An ESP8266-based interface connects classic ZX81 computers to FTP servers to quickly load games and programs.
Brazilian maker and retrocomputing enthusiast Victor Trucco showcased a preliminary version of his new ZX81 interface to load programs from the network.
The new prototype evolves from Blue Drive (above), Trucco's previous loader interface that enabled ZX81 computers (and clones with the same bus format) to fetch and load programs from USB thumb drives.
There are literally hundreds of known programs for the ZX81, and many of their cassette tapes were converted to modern formats to be loaded on emulators – or, with an adequate hardware interface, on the original machines.
This new iteration of Trucco's loader interface, called Wifi Drive, connects to an FTP server (local or on the internet), retrieves programs from it and saves them on its internal storage. From this point on, there's no need to keep connected: the ZX81 can load and run the programs issuing simple LOAD commands on its prompt.

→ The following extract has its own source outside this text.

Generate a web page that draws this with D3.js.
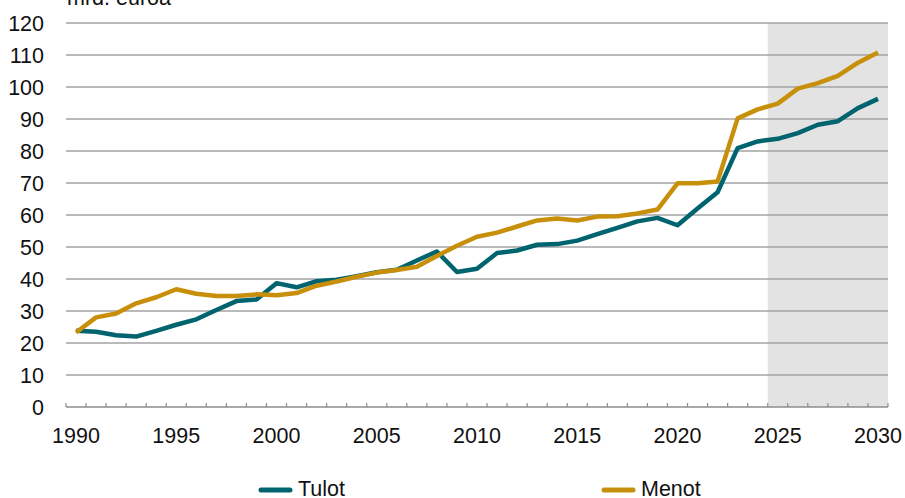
<!DOCTYPE html>
<html>
<head>
<meta charset="utf-8">
<script src="https://cdn.jsdelivr.net/npm/d3@7/dist/d3.min.js"></script>
<style>
  body { margin: 0; background: #fff; }
  svg { display: block; font-family: "Liberation Sans", Arial, sans-serif; }
</style>
</head>
<body>
<div id="chart"></div>
<script>
// years on the category axis
var years = d3.range(1990, 2031);

// mrd. euroa
var tulot = [23.8, 23.5, 22.4, 22.0, 23.8, 25.7, 27.4, 30.3, 33.1, 33.6,
             38.7, 37.4, 39.3, 39.8, 40.9, 42.1, 42.9, 45.8, 48.6, 42.2,
             43.2, 48.1, 48.9, 50.7, 50.9, 52.0, 54.0, 56.0, 58.0, 59.1,
             56.8, 62.0, 67.1, 80.9, 83.0, 83.8, 85.6, 88.2, 89.3, 93.4,
             96.3];
var menot = [23.3, 28.0, 29.2, 32.4, 34.3, 36.8, 35.4, 34.7, 34.7, 35.2,
             34.9, 35.6, 37.9, 39.2, 40.7, 42.0, 42.8, 43.8, 47.2, 50.4,
             53.2, 54.5, 56.4, 58.3, 58.9, 58.3, 59.5, 59.6, 60.5, 61.7,
             69.9, 69.9, 70.5, 90.2, 93.0, 94.8, 99.5, 101.2, 103.5, 107.6,
             110.8];
var yTicks = d3.range(0, 121, 10);
var xLabels = [1990, 1995, 2000, 2005, 2010, 2015, 2020, 2025, 2030];
var forecastFrom = 2025;

var width = 905, height = 498;
var tealCol = "#00646f", goldCol = "#c8900a";
var gridCol = "#a3a3a3";

var svg = d3.select("#chart").append("svg")
    .attr("width", width)
    .attr("height", height);

var x = d3.scaleBand().domain(years).range([66, 888]).padding(0);
var y = d3.scaleLinear().domain([0, 120]).range([407, 23]);

// forecast shading
svg.append("rect")
    .attr("x", x(forecastFrom))
    .attr("y", y(120))
    .attr("width", x.range()[1] - x(forecastFrom))
    .attr("height", y(0) - y(120))
    .attr("fill", "#e3e3e3");

// gridlines
svg.append("g").selectAll("line")
    .data(yTicks.filter(function(d) { return d > 0; }))
  .enter().append("line")
    .attr("x1", 66).attr("x2", 888)
    .attr("y1", function(d) { return y(d); })
    .attr("y2", function(d) { return y(d); })
    .attr("stroke", gridCol)
    .attr("stroke-width", 1.3);

// y labels
svg.append("g").selectAll("text")
    .data(yTicks)
  .enter().append("text")
    .attr("x", 44)
    .attr("y", function(d) { return y(d) + 7.5; })
    .attr("text-anchor", "end")
    .attr("font-size", "21.5px")
    .attr("fill", "#111")
    .text(function(d) { return d; });

// unit label, cut at the top like the original
svg.append("text")
    .attr("x", 67)
    .attr("y", 5)
    .attr("font-size", "21.5px")
    .attr("fill", "#111")
    .text("mrd. euroa");

// x axis line and tick marks (band boundaries, pointing up)
svg.append("line")
    .attr("x1", 66).attr("x2", 888)
    .attr("y1", y(0)).attr("y2", y(0))
    .attr("stroke", "#8c8c8c")
    .attr("stroke-width", 1.3);

var bounds = years.map(function(d) { return x(d); }).concat([x.range()[1]]);
svg.append("g").selectAll("line")
    .data(bounds)
  .enter().append("line")
    .attr("x1", function(d) { return d; })
    .attr("x2", function(d) { return d; })
    .attr("y1", y(0)).attr("y2", y(0) - 4)
    .attr("stroke", "#8c8c8c")
    .attr("stroke-width", 1.2);

svg.append("g").selectAll("text")
    .data(xLabels)
  .enter().append("text")
    .attr("x", function(d) { return x(d) + x.bandwidth() / 2; })
    .attr("y", 443)
    .attr("text-anchor", "middle")
    .attr("font-size", "21.5px")
    .attr("fill", "#111")
    .text(function(d) { return d; });

// lines
var line = d3.line()
    .x(function(d, i) { return x(years[i]) + x.bandwidth() / 2; })
    .y(function(d) { return y(d); });

svg.append("path")
    .datum(tulot)
    .attr("d", line)
    .attr("fill", "none")
    .attr("stroke", tealCol)
    .attr("stroke-width", 4.5)
    .attr("stroke-linejoin", "round");

svg.append("path")
    .datum(menot)
    .attr("d", line)
    .attr("fill", "none")
    .attr("stroke", goldCol)
    .attr("stroke-width", 4.5)
    .attr("stroke-linejoin", "round");

// legend
var legend = [
  {name: "Tulot", col: tealCol, x: 261},
  {name: "Menot", col: goldCol, x: 604}
];
var lg = svg.append("g").selectAll("g")
    .data(legend)
  .enter().append("g");
lg.append("line")
    .attr("x1", function(d) { return d.x; })
    .attr("x2", function(d) { return d.x + 29; })
    .attr("y1", 490).attr("y2", 490)
    .attr("stroke", function(d) { return d.col; })
    .attr("stroke-width", 5)
    .attr("stroke-linecap", "round");
lg.append("text")
    .attr("x", function(d) { return d.x + 37; })
    .attr("y", 496)
    .attr("font-size", "21.5px")
    .attr("fill", "#111")
    .text(function(d) { return d.name; });
</script>
</body>
</html>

During the online stage of the operation, the Wifi Drive is operated from a web browser (running on a mobile phone or a desktop computer, NOT on the ZX81). The web interface enables basic operations like connecting to a WiFi network, uploading local files to the internal memory, and selecting an optional FTP server that hosts additional files.

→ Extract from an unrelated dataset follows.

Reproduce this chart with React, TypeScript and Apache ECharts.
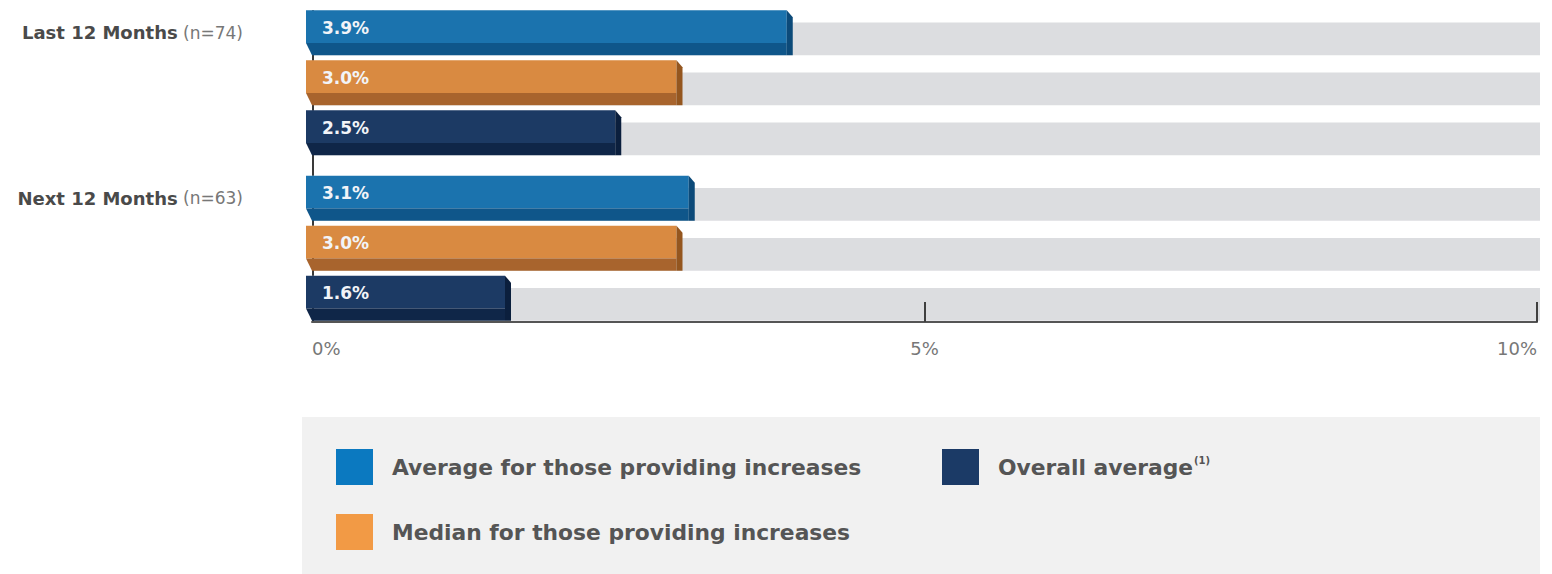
import React, { useEffect, useRef } from "react";
import * as echarts from "echarts";

const CATEGORIES = ["Last 12 Months (n=74)", "Next 12 Months (n=63)"];
const SERIES_NAMES = [
  "Average for those providing increases",
  "Median for those providing increases",
  "Overall average",
];
const AVERAGE_PROVIDING = [3.9, 3.1];
const MEDIAN_PROVIDING = [3.0, 3.0];
const OVERALL_AVERAGE = [2.5, 1.6];
const X_MIN = 0;
const X_MAX = 10;
const X_INTERVAL = 5;
const X_TICK_MARKS = [5, 10];

const SERIES_VALUES = [AVERAGE_PROVIDING, MEDIAN_PROVIDING, OVERALL_AVERAGE];

const FACE = ["#1b73ae", "#d98a41", "#1c3a64"];
const STRIP = ["#0f568a", "#a8642d", "#0f2648"];
const SIDE = ["#0c4a79", "#94561f", "#0b1f3d"];
const LEGEND_COLORS = ["#0b79c0", "#f29a45", "#1b3a66"];

const FONT = "'DejaVu Sans', Verdana, sans-serif";
const PITCH_RATIO = 50 / 165.5;
const BAR_RATIO = 45 / 165.5;

function makeRenderItem(s: number) {
  return (params: any, api: any) => {
    const v = api.value(0);
    const cat = api.value(1);
    const c0 = api.coord([X_MIN, cat]);
    const cv = api.coord([v, cat]);
    const cmax = api.coord([X_MAX, cat]);
    const band = api.size([0, 1])[1];
    const pitch = band * PITCH_RATIO;
    const h = band * BAR_RATIO;
    const top = c0[1] + (s - 1) * pitch - h / 2;
    const bottom = top + h;
    const x0 = c0[0] - 6;
    const xf = cv[0] - 3;
    const faceBottom = top + h * 0.73;
    const bgTop = top + h * 0.27;
    let lineEnd = top + pitch;
    if (s === 2) {
      lineEnd = cat < CATEGORIES.length - 1 ? top + band - 2 * pitch : bottom + 1;
    }
    return {
      type: "group",
      children: [
        {
          type: "rect",
          z2: 0,
          shape: { x: c0[0], y: bgTop, width: cmax[0] - c0[0] + 3, height: bottom - bgTop },
          style: { fill: "#dcdde0" },
        },
        {
          type: "line",
          z2: 1,
          shape: { x1: c0[0] + 1, y1: top, x2: c0[0] + 1, y2: lineEnd },
          style: { stroke: "#3a3a3a", lineWidth: 2 },
        },
        {
          type: "polygon",
          z2: 3,
          shape: {
            points: [
              [x0, top],
              [xf, top],
              [xf, faceBottom],
              [x0, faceBottom],
            ],
          },
          style: { fill: FACE[s] },
        },
        {
          type: "polygon",
          z2: 3,
          shape: {
            points: [
              [x0, faceBottom],
              [xf, faceBottom],
              [xf, bottom],
              [x0 + 6, bottom],
            ],
          },
          style: { fill: STRIP[s] },
        },
        {
          type: "polygon",
          z2: 3,
          shape: {
            points: [
              [xf, top],
              [xf + 6, top + 7],
              [xf + 6, bottom],
              [xf, bottom],
            ],
          },
          style: { fill: SIDE[s] },
        },
        {
          type: "text",
          z2: 4,
          style: {
            text: v.toFixed(1) + "%",
            x: x0 + 16,
            y: top + (faceBottom - top) / 2 + 1,
            fill: "#f2f4f8",
            fontSize: 17,
            fontWeight: "bold",
            fontFamily: FONT,
            align: "left",
            verticalAlign: "middle",
          },
        },
      ],
    };
  };
}

export default function App() {
  const ref = useRef<HTMLDivElement>(null);

  useEffect(() => {
    document.body.style.margin = "0";
    if (!ref.current) return;
    const chart = echarts.init(ref.current, null, { renderer: "svg" });

    const legendText = {
      color: "#555555",
      fontSize: 21.8,
      fontWeight: "bold",
      fontFamily: FONT,
      padding: [0, 0, 0, 14],
      rich: {
        t: { color: "#555555", fontSize: 21.8, fontWeight: "bold", fontFamily: FONT },
        sup: {
          color: "#555555",
          fontSize: 10,
          fontWeight: "bold",
          fontFamily: FONT,
          padding: [0, 0, 14, 1],
        },
      },
    };

    const mkLegend = (i: number, left: number, top: number) => ({
      left,
      top,
      padding: 0,
      itemWidth: 37,
      itemHeight: 36,
      icon: "rect",
      selectedMode: false,
      data: [{ name: SERIES_NAMES[i], itemStyle: { color: LEGEND_COLORS[i] } }],
      formatter: (name: string) =>
        name === SERIES_NAMES[2] ? `{t|${name}}{sup|(1)}` : `{t|${name}}`,
      textStyle: legendText,
    });

    chart.setOption({
      animation: false,
      backgroundColor: "#ffffff",
      graphic: [
        {
          type: "rect",
          left: 302,
          top: 417,
          z: -10,
          shape: { width: 1238, height: 157 },
          style: { fill: "#f1f1f1" },
        },
      ],
      legend: [mkLegend(0, 336, 449), mkLegend(2, 942, 449), mkLegend(1, 336, 514)],
      grid: { left: 312, right: 15, top: 0, height: 331, containLabel: false },
      xAxis: {
        type: "value",
        min: X_MIN,
        max: X_MAX,
        interval: X_INTERVAL,
        offset: -9,
        z: 5,
        axisLine: { show: true, lineStyle: { color: "#555555", width: 2 } },
        axisTick: {
          show: true,
          inside: true,
          length: 20,
          customValues: X_TICK_MARKS,
          lineStyle: { color: "#3f3f3f", width: 2 },
        },
        splitLine: { show: false },
        axisLabel: {
          formatter: "{value}%",
          color: "#777777",
          fontSize: 18,
          fontFamily: FONT,
          margin: 17,
          alignMinLabel: "left",
          alignMaxLabel: "right",
        },
      },
      yAxis: {
        type: "category",
        inverse: true,
        data: CATEGORIES,
        axisLine: { show: false },
        axisTick: { show: false },
        splitLine: { show: false },
        axisLabel: {
          margin: 69,
          padding: [0, 0, 100, 0],
          formatter: (val: string) => {
            const idx = val.indexOf(" (");
            return `{b|${val.slice(0, idx)}}{r|${val.slice(idx)}}`;
          },
          rich: {
            b: { color: "#4a4a4a", fontSize: 18, fontWeight: "bold", fontFamily: FONT },
            r: { color: "#777777", fontSize: 17, fontFamily: FONT },
          },
        },
      },
      series: SERIES_NAMES.map((name, s) => ({
        name,
        type: "custom",
        itemStyle: { color: FACE[s] },
        encode: { x: 0, y: 1 },
        renderItem: makeRenderItem(s),
        data: SERIES_VALUES[s].map((v, i) => [v, i]),
      })),
    });

    return () => chart.dispose();
  }, []);

  return <div ref={ref} style={{ width: 1552, height: 574 }} />;
}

When operated directly from the ZX81 prompt, the current version implements only the
LOAD command (
SAVE are planned). But it's a powerful LOAD command, with 3 formats:
LOAD "ZXFILE.P": loads file ZXFILE.P from the local storage, and runs it.

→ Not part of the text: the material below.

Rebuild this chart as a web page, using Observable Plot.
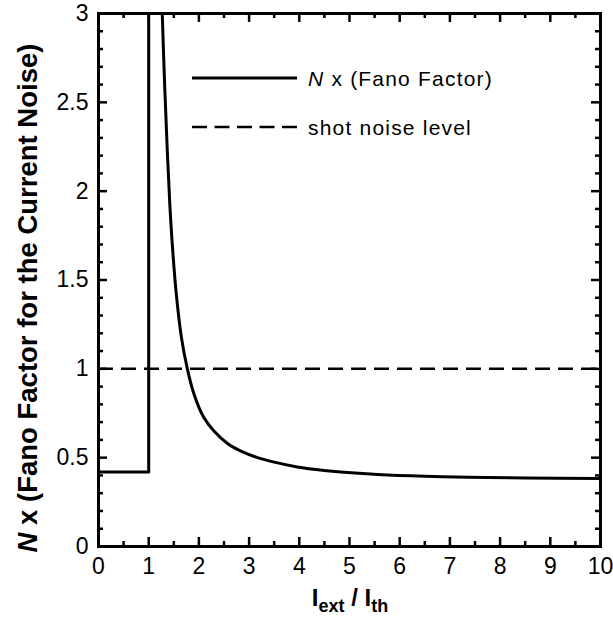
<!DOCTYPE html>
<html>
<head>
<meta charset="utf-8">
<script src="https://cdn.jsdelivr.net/npm/d3@7"></script>
<script src="https://cdn.jsdelivr.net/npm/@observablehq/plot@0.6"></script>
<style>
  html, body { margin: 0; padding: 0; background: #fff; }
  #chart { position: relative; width: 613px; height: 623px; }
  #chart svg { font-family: "Liberation Sans", Arial, Helvetica, sans-serif; }
</style>
</head>
<body>
<div id="chart"></div>
<script>
// Below threshold (I_ext / I_th < 1): flat level, then the jump at threshold
const belowX = [0, 1.0, 1.0];
const belowY = [0.42, 0.42, 3.4];

// Above threshold: N x (Fano factor) falling toward its asymptote
const aboveX = [1.24, 1.27, 1.32, 1.37, 1.42, 1.47, 1.55, 1.65, 1.77, 1.9, 2.09, 2.3, 2.57, 2.85, 3.17, 3.5, 3.96, 4.5, 4.96, 5.56, 6.5, 7.35, 8.5, 10.0];
const aboveY = [3.3, 3.0, 2.58, 2.23, 1.93, 1.70, 1.42, 1.18, 1.00, 0.86, 0.73, 0.65, 0.58, 0.535, 0.50, 0.475, 0.448, 0.428, 0.416, 0.405, 0.395, 0.39, 0.386, 0.383];

// Shot noise reference level
const shotNoise = [1];

// Axis tick values and labels
const xTickValues = [0, 1, 2, 3, 4, 5, 6, 7, 8, 9, 10];
const xTickLabels = ["0", "1", "2", "3", "4", "5", "6", "7", "8", "9", "10"];
const yTickValues = [0, 0.5, 1, 1.5, 2, 2.5, 3];
const yTickLabels = ["0", "0.5", "1", "1.5", "2", "2.5", "3"];

// Legend entries
const legendLabels = ["N x (Fano Factor)", "shot noise level"];

const W = 613, H = 623;
const mL = 98, mR = 13, mT = 13, mB = 77;
const fw = W - mL - mR, fh = H - mT - mB;

const below = belowX.map((x, i) => ({x, y: belowY[i]}));
const above = aboveX.map((x, i) => ({x, y: aboveY[i]}));
const xTicks = xTickValues.map((v, i) => ({v, label: xTickLabels[i]}));
const yTicks = yTickValues.map((v, i) => ({v, label: yTickLabels[i]}));

const xMinor = d3.range(0.5, 10, 1);
const yMinor = d3.range(1, 30).map(d => d / 10).filter(d => Math.abs(d * 2 - Math.round(d * 2)) > 1e-6);

const majLen = 9, minLen = 5;
const tickStyle = {stroke: "#000", strokeWidth: 2.5};

const svg = Plot.plot({
  width: W,
  height: H,
  marginLeft: mL,
  marginRight: mR,
  marginTop: mT,
  marginBottom: mB,
  x: {domain: [0, 10], axis: null},
  y: {domain: [0, 3], axis: null},
  marks: [
    Plot.ruleY(shotNoise, {y: d => d, stroke: "#000", strokeWidth: 2.5, strokeDasharray: "15,8"}),
    Plot.line(below, {x: "x", y: "y", stroke: "#000", strokeWidth: 3, clip: true}),
    Plot.line(above, {x: "x", y: "y", stroke: "#000", strokeWidth: 3, curve: "catmull-rom", clip: true}),

    // inward ticks on all four sides
    Plot.tickX(xTickValues, {x: d => d, insetTop: fh - majLen, ...tickStyle}),
    Plot.tickX(xTickValues, {x: d => d, insetBottom: fh - majLen, ...tickStyle}),
    Plot.tickX(xMinor, {x: d => d, insetTop: fh - minLen, ...tickStyle}),
    Plot.tickX(xMinor, {x: d => d, insetBottom: fh - minLen, ...tickStyle}),
    Plot.tickY(yTickValues, {y: d => d, insetRight: fw - majLen, ...tickStyle}),
    Plot.tickY(yTickValues, {y: d => d, insetLeft: fw - majLen, ...tickStyle}),
    Plot.tickY(yMinor, {y: d => d, insetRight: fw - minLen, ...tickStyle}),
    Plot.tickY(yMinor, {y: d => d, insetLeft: fw - minLen, ...tickStyle}),

    Plot.frame({stroke: "#000", strokeWidth: 3}),

    // tick labels
    Plot.text(xTicks, {x: "v", text: "label", frameAnchor: "bottom", dy: 27, fontSize: 23, fill: "#000"}),
    Plot.text(yTicks, {y: "v", text: "label", frameAnchor: "left", textAnchor: "end", dx: -10, fontSize: 23, fill: "#000"})
  ]
});

const root = d3.select(svg);

// y-axis title with italic N
const yTitle = root.append("text")
  .attr("transform", "translate(37,298) rotate(-90)")
  .attr("text-anchor", "middle")
  .attr("font-size", 27.5)
  .attr("font-weight", "bold")
  .attr("fill", "#000");
yTitle.append("tspan").attr("font-style", "italic").text("N");
yTitle.append("tspan").text(" x (Fano Factor for the Current Noise)");

// x-axis title: I_ext / I_th
const xTitle = root.append("text")
  .attr("x", 350)
  .attr("y", 606)
  .attr("text-anchor", "middle")
  .attr("font-size", 24)
  .attr("font-weight", "bold")
  .attr("fill", "#000");
xTitle.append("tspan").text("I");
xTitle.append("tspan").attr("font-size", 18).attr("dy", 6).text("ext");
xTitle.append("tspan").attr("dy", -6).text(" / I");
xTitle.append("tspan").attr("font-size", 18).attr("dy", 6).text("th");

// legend
const legend = root.append("g").attr("transform", "translate(192,78)");
const rows = [
  {label: legendLabels[0], dash: null},
  {label: legendLabels[1], dash: "15,7.5"}
];
rows.forEach((r, i) => {
  const g = legend.append("g").attr("transform", `translate(0,${i * 49})`);
  g.append("line")
    .attr("x1", 0).attr("x2", 105).attr("y1", 0).attr("y2", 0)
    .attr("stroke", "#000")
    .attr("stroke-width", i === 0 ? 3 : 2.5)
    .attr("stroke-dasharray", r.dash);
  const t = g.append("text")
    .attr("x", 116).attr("y", 7.5)
    .attr("text-anchor", "start")
    .attr("font-size", 21)
    .attr("letter-spacing", 1.2)
    .attr("fill", "#000");
  if (i === 0) {
    t.append("tspan").attr("font-style", "italic").text("N");
    t.append("tspan").text(r.label.slice(1));
  } else {
    t.text(r.label);
  }
});

document.getElementById("chart").appendChild(svg);
</script>
</body>
</html>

LOAD "ZXFILE.P,F": loads file ZXFILE.P from the selected FTP server, and runs it.
LOAD "ZXFILE.P,S": loads file ZXFILE.P from the selected FTP server, saves a copy on local storage, and runs it.
Local memory can hold 150~200 files that can be accessed even without WiFi connection. When the
LOAD command is issued, the screen flickers in the familiar Sinclair way, but just for seconds, not the minutes we had to wait when using cassette tapes.
In the video above, Trucco himself shows and explains (in portuguese and using a brazilian ZX81 clone called TK85, which mimics the familiar ZX Spectrum form factor) the preliminary version of his new interface.
Jump to 11:14 to see the current hardware configuration: a Blue Drive interface with external jumpers soldered to the ESP12 module where the magic happens. This ESP8266 WiFi module runs the show – as far as connections are involved –, and local files are saved to its memory.
Victor Trucco believes that the final version will be ready shortly, in a matter of months. Happy Hacking!